As a wife she resembled the wise woman of whom Solomon speaks, ‘who buildeth her house.’ As a mother she was most tender yet firm, and ever sought to bring up her children in the fear of the Lord. As a Christian, if not perfect, she sought divine grace, and marks in her Bible and year-book show how much she longed to be holy.
He husband’s last service at Isabel had reference to her life and death. The Conference, in a letter of condolence to her parents, expressed the high esteem in which she was held. A Memorial Service was held in our church at Rugby, by Rev. R. Barron; and, by request, her husband conducted another service at Torquay, taking for his text the words, ‘I am the Resurrection and the Life,’ &c.
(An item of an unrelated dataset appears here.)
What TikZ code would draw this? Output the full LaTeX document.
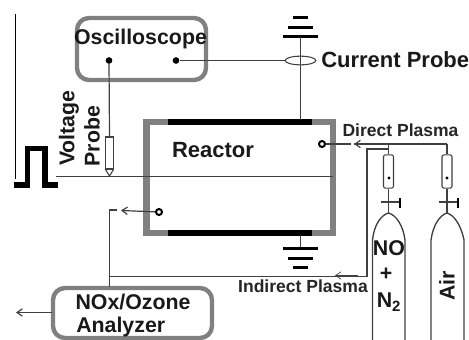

He has also placed a chaste marble tablet in the chapel at Dereham, and erected a memorial at the grave in Cameroons.
Mary was born in the summer of 1848 Dereham, Norfolk, to parents Horace, who worked the land, and Maria Martin.
She married Henry Buckenham (1844-1896) in 1872 in South Africa. Census returns identify two children.
- Ada Ethel Eliza (1875-1947) – married Edward Christmas Day, a commercial traveller (1911), in 1900
- Elvina Maud (b1878) – a dress maker (1901); a servant (1911)
Mary died on 22 April 1885 on board the S.S. Volta in the Cameroons.